The In-Betweeners

"Golden Bollocks" talks
football and tragedy
Not everything I read makes it onto the pages of this blog. Indeed, of some books it pains me to say I may well be slightly embarrassed to admit having read them, being slightly superior and a somewhat jaded critic of the popular milieu. However, what sort of chronicler of intertextual flow would I be if I were to omit those texts that fill the void between the titles carefully chosen by me to illustrate what an esoteric and highly educated reader I am?

Therefore, I've chosen to humble myself by exposing those little items of brain candy that I occasionally treat myself to, behind closed doors of course. Those shavings of Occam's Razor I call, The In-Betweeners.

For those of you who don't want to know the scores, look away now. Equally, for those who don't give a monkeys about football, you may avert your gaze for a paragraph.
Kenny Dalglish snuck in between Portis and Hunt by virtue of the fact that if I hadn't read it now, it would have become one of those irritating books, written by the living about a period of time yet to have ended, that is out-of-date before I got around to reading it. Indeed, I suspect the paperback edition is going to have a whole lot of guff about contract negotiations and summer transfer targets missed and hit and likely other such nonsense as to render the book more unreadable than Dalglish's swaying narrative has already done. Nonetheless, for a footballer's biography, it's not as bad as, say, Ashley Cole's or, God forbid, Rio Ferdinand's. And, as a collector of rather tawdry Liverpool biographies, it would have been a betrayal of the club and the ethos to have not bought and read this. Okay, you can come back now.

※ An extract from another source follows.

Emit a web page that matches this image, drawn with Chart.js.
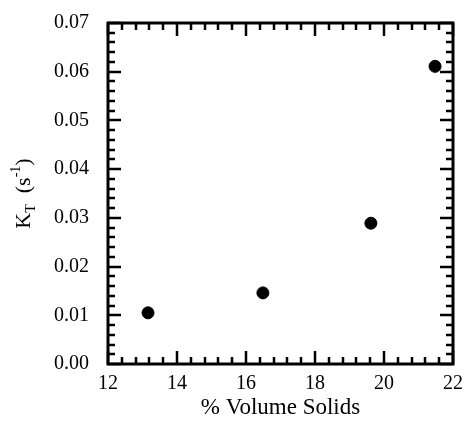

More Travis McGee (#5 I think)
from master MacDonald
Travis McGee is John D MacDonald's knight-errant. A sun-browned boat bum, living on the proceeds of his sporadic employment aboard the Busted Flush, a boat won during a poker game and moored permanently in the Florida Keys, McGee takes "jobs" when his funds run low, or in this case, when his friends get themselves killed. He takes 50% of that recovered and lives for another summer in idleness and forgetting. Lots of great dialogue, some rather wobbly but noble eviceration of the soul, and action all over the shop characterise the series (21 volumes no less) and all thrills are delivered without graphic sex scenes (all done with suggestion - and there's lots of suggestion) or resorting to the shock of foul language. MacDonald is a champ of pulp fiction, and rumour has it that Oliver Stone and portly Leo Di are working on a big screen portrayal! Fame at last.